LONDON, March 5 (Reuters) - Gold recovered some lost ground on Monday as the euro swung back into positive territory against the dollar and stock markets pared losses, but investors remained cautious towards the precious metal after last week's hefty price drop.

Spot gold was down 0.5 percent at $1,703.50 an ounce at 1452 GMT, up from an earlier low of $1,694.24 an ounce. U.S. gold futures for April delivery fell $5.50 an ounce to $1,705.30.

Spot prices fell 3.9 percent last week, their worst weekly performance since mid-December, after Federal Reserve chairman Ben Bernanke gave no further hints, in a key speech, of a third round of quantitative easing in the United States.

It retreated only briefly below $1,700 an ounce this morning, however, running into strong support from physical buyers and expectations that the low interest rate environment could eventually support much higher prices.

" Gold was at quite a high level relative to the dollar index before this latest correction, so we have come back to more middle-of-the-road levels, from that perspective," said Macquarie analyst Hayden Atkins.

" I don't think there has been huge psychological damage done that would push gold lower from here," he added. " I still think the trajectory for the dollar is lower in the balance of the year, and that should be supportive.

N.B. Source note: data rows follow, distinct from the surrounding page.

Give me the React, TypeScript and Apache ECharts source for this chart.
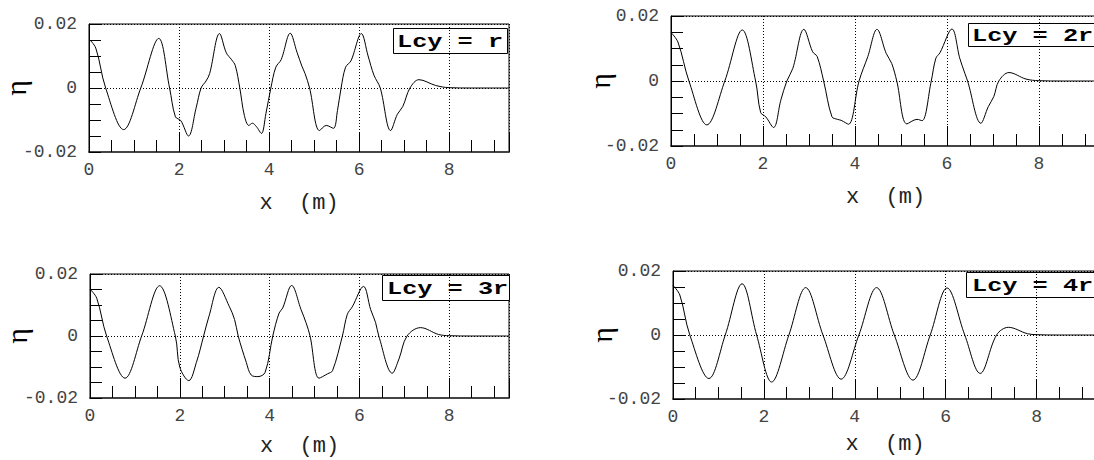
import React, { useEffect, useRef } from "react";
import * as echarts from "echarts";

// Free-surface elevation η (m) along the channel x (m) for four cylinder spacings.
const X_MAX = 9.33;

const legendLabels = ["Lcy = r", "Lcy = 2r", "Lcy = 3r", "Lcy = 4r"];

const etaLcyR: [number, number][] = [
  [0, 0.0153], [0.15, 0.0125], [0.37, 0], [0.77, -0.013], [1.15, 0], [1.55, 0.0155],
  [1.79, 0], [1.92, -0.009], [2.04, -0.0102], [2.21, -0.015], [2.38, -0.0062], [2.49, 0],
  [2.6, 0.0022], [2.68, 0.0045], [2.9, 0.017], [3.05, 0.011], [3.17, 0.0088], [3.25, 0.007],
  [3.35, 0], [3.45, -0.0085], [3.55, -0.0117], [3.63, -0.011], [3.72, -0.0121], [3.83, -0.0142],
  [3.93, -0.008], [4.04, 0], [4.15, 0.0065], [4.27, 0.0089], [4.47, 0.0171], [4.62, 0.0112],
  [4.73, 0.0068], [4.8, 0.0045], [4.9, 0], [5.12, -0.0133], [5.27, -0.0117], [5.43, -0.0126],
  [5.52, -0.007], [5.6, 0], [5.7, 0.0065], [5.82, 0.0085], [6.05, 0.017], [6.2, 0.01],
  [6.33, 0.004], [6.47, 0], [6.7, -0.0133], [6.85, -0.0082], [6.97, -0.0058], [7.13, 0],
  [7.33, 0.0026], [7.7, 0.0008], [8.0, 0.0001], [8.5, 0], [9.33, 0],
];

const etaLcy2R: [number, number][] = [
  [0, 0.0149], [0.15, 0.012], [0.39, 0], [0.78, -0.0135], [1.17, 0], [1.55, 0.0157],
  [1.84, 0], [1.95, -0.0097], [2.06, -0.011], [2.23, -0.0143], [2.39, -0.0058], [2.52, 0],
  [2.65, 0.0039], [2.89, 0.0159], [3.08, 0.009], [3.18, 0.0075], [3.32, 0], [3.5, -0.011],
  [3.62, -0.0118], [3.7, -0.0121], [3.86, -0.0133], [4.09, 0], [4.28, 0.0075], [4.48, 0.0159],
  [4.68, 0.0085], [4.8, 0.0054], [4.91, 0], [5.13, -0.0132], [5.35, -0.0118], [5.46, -0.0122],
  [5.66, 0], [5.76, 0.007], [5.85, 0.0087], [6.11, 0.016], [6.28, 0.007], [6.39, 0.0024],
  [6.45, 0], [6.74, -0.013], [6.9, -0.0079], [7.02, -0.0048], [7.13, 0], [7.35, 0.0026],
  [7.72, 0.0006], [8.0, 0.0001], [8.5, 0], [9.33, 0],
];

const etaLcy3R: [number, number][] = [
  [0, 0.0151], [0.15, 0.0122], [0.37, 0], [0.78, -0.0136], [1.15, 0], [1.55, 0.0162],
  [1.9, 0], [2.0, -0.0101], [2.2, -0.0144], [2.37, -0.0085], [2.53, 0], [2.65, 0.0064],
  [2.87, 0.0157], [3.1, 0.0096], [3.22, 0.0053], [3.3, 0], [3.48, -0.0085], [3.59, -0.0126],
  [3.74, -0.0131], [3.9, -0.0117], [4.07, 0], [4.21, 0.0074], [4.29, 0.009], [4.49, 0.0163],
  [4.7, 0.0085], [4.81, 0.0043], [4.9, 0], [5.1, -0.0136], [5.29, -0.0122], [5.4, -0.0112],
  [5.62, 0], [5.73, 0.007], [5.84, 0.0094], [6.09, 0.016], [6.25, 0.0085], [6.36, 0.0043],
  [6.43, 0], [6.73, -0.012], [6.88, -0.0074], [7.06, 0], [7.36, 0.0027], [7.76, 0.0005],
  [8.0, 0.0001], [8.5, 0], [9.33, 0],
];

const etaLcy4R: [number, number][] = [
  [0, 0.0155], [0.15, 0.0125], [0.37, 0], [0.79, -0.0136], [1.15, 0], [1.52, 0.016],
  [1.84, 0], [2.17, -0.0147], [2.55, 0], [2.92, 0.0148], [3.3, 0], [3.7, -0.0138],
  [4.09, 0], [4.48, 0.0148], [4.87, 0], [5.28, -0.0141], [5.66, 0], [6.03, 0.0147],
  [6.42, 0], [6.76, -0.012], [7.12, 0], [7.38, 0.0024], [7.8, 0.0004], [8.0, 0.0001],
  [8.5, 0], [9.33, 0],
];

const seriesData = [etaLcyR, etaLcy2R, etaLcy3R, etaLcy4R];

// Panel layout in page pixels
const panels = [
  { left: 89, top: 24, width: 420, height: 128, etaGap: 59, xGap: 40, box: { x: 393, y: 28, w: 114, h: 25 }, textX: 397 },
  { left: 671, top: 16, width: 429, height: 130, etaGap: 57, xGap: 40, box: { x: 968, y: 23, w: 140, h: 23 }, textX: 972 },
  { left: 90, top: 274, width: 419, height: 124, etaGap: 59, xGap: 37, box: { x: 382, y: 275, w: 127, h: 25 }, textX: 387 },
  { left: 673, top: 271, width: 424, height: 128, etaGap: 57, xGap: 34, box: { x: 966, y: 272, w: 140, h: 25 }, textX: 972 },
];

const MONO = "'Liberation Mono', 'DejaVu Sans Mono', monospace";
const DOTS = [1, 2];

export default function App() {
  const ref = useRef<HTMLDivElement>(null);

  useEffect(() => {
    if (!ref.current) return;
    const chart = echarts.init(ref.current, undefined, { renderer: "svg" });

    const grid = panels.map((p) => ({
      left: p.left,
      top: p.top,
      width: p.width,
      height: p.height,
      containLabel: false,
      outerBoundsMode: "none",
      show: true,
      borderColor: "#000",
      borderWidth: 1,
      backgroundColor: "transparent",
    }));

    const xAxis: any[] = [];
    const yAxis: any[] = [];
    panels.forEach((p, i) => {
      // major axis: labels, long ticks every 2 m, dotted grid lines
      xAxis.push({
        gridIndex: i,
        type: "value",
        min: 0,
        max: X_MAX,
        interval: 2,
        axisLine: { show: true, onZero: false, lineStyle: { color: "#444", width: 2 } },
        axisTick: { show: true, inside: true, length: 20, lineStyle: { color: "#000", width: 1 } },
        splitLine: { show: true, lineStyle: { color: "#000", type: DOTS, width: 1 } },
        axisLabel: {
          fontFamily: MONO,
          fontSize: 18,
          color: "#444",
          margin: 9,
          formatter: (v: number) => (Math.abs(v / 2 - Math.round(v / 2)) < 1e-6 ? String(v) : ""),
        },
        name: "x  (m)",
        nameLocation: "middle",
        nameGap: p.xGap,
        nameMoveOverlap: false,
        nameTextStyle: { fontFamily: MONO, fontSize: 22, color: "#222" },
      });
      // minor ticks every 0.5 m
      xAxis.push({
        gridIndex: i,
        type: "value",
        min: 0,
        max: X_MAX,
        interval: 0.5,
        position: "bottom",
        axisLine: { show: false, onZero: false },
        axisTick: { show: true, inside: true, length: 12, lineStyle: { color: "#000", width: 1 } },
        splitLine: { show: false },
        axisLabel: { show: false },
      });
      yAxis.push({
        gridIndex: i,
        type: "value",
        min: -0.02,
        max: 0.02,
        interval: 0.02,
        axisLine: { show: true, onZero: false, lineStyle: { color: "#000", width: 1 } },
        axisTick: { show: true, inside: true, length: 12, lineStyle: { color: "#000" } },
        minorTick: { show: true, splitNumber: 4, length: 12, lineStyle: { color: "#000" } },
        splitLine: { show: true, lineStyle: { color: "#000", type: DOTS, width: 1 } },
        axisLabel: {
          fontFamily: MONO,
          fontSize: 18,
          color: "#444",
          margin: 12,
          formatter: (v: number) => (v === 0 ? "0" : v.toFixed(2)),
        },
        name: "η",
        nameLocation: "middle",
        nameRotate: 90,
        nameGap: p.etaGap,
        nameMoveOverlap: false,
        nameTextStyle: { fontFamily: "'Liberation Serif', serif", fontSize: 30, color: "#000" },
      });
    });

    const series = seriesData.map((d, i) => ({
      type: "line",
      xAxisIndex: i * 2,
      yAxisIndex: i,
      data: d,
      showSymbol: false,
      smooth: 0.35,
      lineStyle: { color: "#000", width: 1 },
      z: 3,
    }));

    const graphic = panels.map((p, i) => ({
      type: "group",
      z: 10,
      children: [
        {
          type: "rect",
          shape: { x: p.box.x + 0.5, y: p.box.y + 0.5, width: p.box.w, height: p.box.h },
          style: { fill: "#fff", stroke: "#000", lineWidth: 1 },
        },
        {
          type: "text",
          x: p.textX,
          y: p.box.y + p.box.h / 2 + 1,
          scaleX: 1.33,
          style: {
            text: legendLabels[i],
            font: `bold 19px ${MONO}`,
            fill: "#000",
            textAlign: "left",
            textVerticalAlign: "middle",
          },
        },
      ],
    }));

    chart.setOption({
      animation: false,
      backgroundColor: "#fff",
      grid,
      xAxis,
      yAxis,
      series,
      graphic,
    });

    return () => chart.dispose();
  }, []);

  return (
    <div
      ref={ref}
      style={{ position: "absolute", left: 0, top: 0, width: 1094, height: 460 }}
    />
  );
}
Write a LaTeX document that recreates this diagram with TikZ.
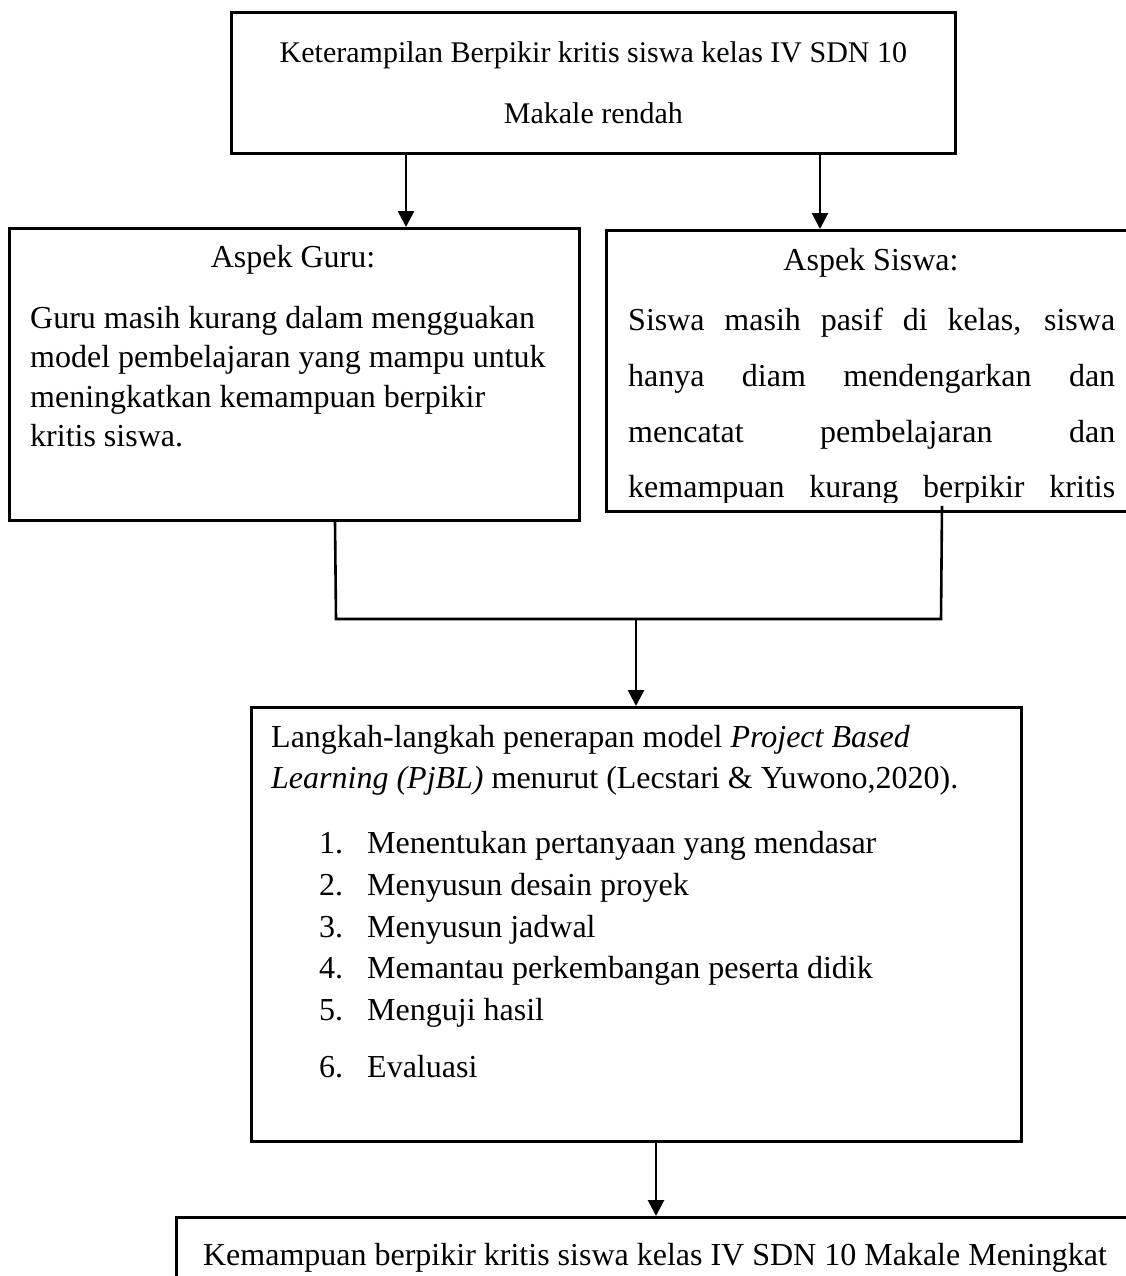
\documentclass[tikz,border=0pt]{standalone}
\usepackage{fontspec}
\setmainfont{Liberation Serif}
\usetikzlibrary{arrows.meta,positioning,calc}
\tikzset{
  >={Triangle[length=16pt,width=16pt]},
  every node/.style={text=black},
  frame/.style={draw,line width=2.8pt,anchor=north west,inner sep=0pt},
  txt/.style={inner sep=0pt,font=\fontsize{32}{40}\selectfont},
  arrow/.style={->,line width=2.8pt},
  link/.style={line width=2.6pt}
}

\begin{document}
\begin{tikzpicture}[x=1pt,y=-1pt]
  \useasboundingbox (0,0) rectangle (1126,1276);

  % problem
  \node[frame,minimum width=724pt,minimum height=141pt,align=center,font=\fontsize{30}{61}\selectfont] (prob) at (230,11) {Keterampilan Berpikir kritis siswa kelas IV SDN 10\\Makale rendah};

  % two aspects
  \node[frame,minimum width=570pt,minimum height=292pt] (guru) at (8,227) {};
  \node[txt,anchor=base] (gurutitle) at (293,267) {Aspek Guru:};
  \node[txt,anchor=north west,align=left,font=\fontsize{32}{39.5}\selectfont] (gurutext) at (30,306) {Guru masih kurang dalam mengguakan\\model pembelajaran yang mampu untuk\\meningkatkan kemampuan berpikir\\kritis siswa.};

  \node[frame,minimum width=530pt,minimum height=281pt] (siswa) at (605,229) {};
  \node[txt,anchor=base] (siswatitle) at (871,270) {Aspek Siswa:};
  \begin{scope}
    \clip (siswa.north west) rectangle ([yshift=10pt]siswa.south east);
    \node[txt,anchor=north west,align=left,font=\fontsize{32}{55.7}\selectfont] (siswatext) at (628,308) {\makebox[487pt][s]{Siswa masih pasif di kelas, siswa}\\\makebox[487pt][s]{hanya diam mendengarkan dan}\\\makebox[487pt][s]{mencatat pembelajaran dan}\\\makebox[487pt][s]{kemampuan kurang berpikir kritis}};
  \end{scope}

  \draw[arrow] ([xshift=176pt]prob.south west) -- ([xshift=176pt]prob.south west |- guru.north);
  \draw[arrow] ([xshift=590pt]prob.south west) -- ([xshift=590pt]prob.south west |- siswa.north);

  % join
  \coordinate (gL) at ([xshift=327pt]guru.south west);
  \coordinate (sR) at ([xshift=337pt,yshift=7pt]siswa.south west);
  \coordinate (jL) at (336,619);
  \coordinate (jR) at (941,619);
  \coordinate (jM) at (636,619);
  \draw[link] (gL) -- (jL) -- (jR) -- (sR);

  % steps of PjBL
  \node[frame,minimum width=770pt,minimum height=434pt] (steps) at (250,706) {};
  \draw[arrow] (jM) -- (jM |- steps.north);
  \node[txt,anchor=north west,align=left,font=\fontsize{32}{41}\selectfont] (stepsintro) at (271,725) {Langkah-langkah penerapan model \textit{Project Based}\\\textit{Learning (PjBL)} menurut (Lecstari \& Yuwono,2020).};
  \node[txt,anchor=base west] (step1) at (319,853) {\makebox[48pt][l]{1.}Menentukan pertanyaan yang mendasar};
  \node[txt,anchor=base west] (step2) at (319,895) {\makebox[48pt][l]{2.}Menyusun desain proyek};
  \node[txt,anchor=base west] (step3) at (319,937) {\makebox[48pt][l]{3.}Menyusun jadwal};
  \node[txt,anchor=base west] (step4) at (319,978) {\makebox[48pt][l]{4.}Memantau perkembangan peserta didik};
  \node[txt,anchor=base west] (step5) at (319,1020) {\makebox[48pt][l]{5.}Menguji hasil};
  \node[txt,anchor=base west] (step6) at (319,1077) {\makebox[48pt][l]{6.}Evaluasi};

  % result
  \node[frame,minimum width=1000pt,minimum height=100pt] (result) at (175,1216) {};
  \draw[arrow] ([xshift=406pt]steps.south west) -- ([xshift=406pt]steps.south west |- result.north);
  \node[txt,anchor=base] (resulttext) at (655,1265) {Kemampuan berpikir kritis siswa kelas IV SDN 10 Makale Meningkat};
\end{tikzpicture}
\end{document}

" Gold ran quite hard against a relatively stable currency through February, so I think it has got good support here."

Although extreme risk aversion was a key factor lifting gold last year at a time when the dollar was strengthening, it has since re-established its usual inverse relationship to the U.S. unit as investor appetite for the dollar as a safe haven outweighed that for gold, and as panic in the markets subsided.

The dollar retreated on Monday after earlier strengthening against the euro, which came under pressure from concerns over Greece's progress on completing a huge debt restructuring deal and poor euro zone economic data.

European shares also pared losses, having fallen in early trade after euro zone services sector PMI data missed expectations and nerves grew before a Thursday deadline for investors to voluntarily take part in Greece's debt swap deal.

Analysts say while gold is likely to consolidate in the short term, in the longer run it remains firmly underpinned by the United States' ultra loose monetary policy, portfolio diversification, and strong physical demand from Asia.

" Negative real interest rates and accommodative monetary policy were and remain the key drivers of investment demand," Morgan Stanley said in a note. " Bernanke's testimony did nothing to remove this benefit."

HEDGE FUNDS RAISE BULLISH BETS

Money managers, including hedge funds and other large speculators, raised bullish bets in gold to their highest in five months in the week of Feb. 28, according to data from the U.S. Commodity Futures Trading Commission on Friday.

Asian jewellers and other physical gold buyers were still expected to be interested in gold at current price levels, which are down sharply from three-month highs around $1,790 hit last week before the sell-off.

Gold's fundamental drivers remain intact, but more consolidation is expected in the foreseeable future.

" In our meetings last week, factors like the explosion in the balance sheets of the ECB, BoJ, BoE and the Fed and large exports of gold from Hong Kong into China in Q4 were regularly cited as reasons to view gold favourably this year," said UBS in a note. " And we heard more mention of rising inflation expectations than we have for some time."

" Yet the macro community appears to be engaged in a waiting game, with no one willing to take the first step," it added. " It seems the best thing gold can do right now is consolidate in the low $1,700s and inspire some confidence that a floor is nearby."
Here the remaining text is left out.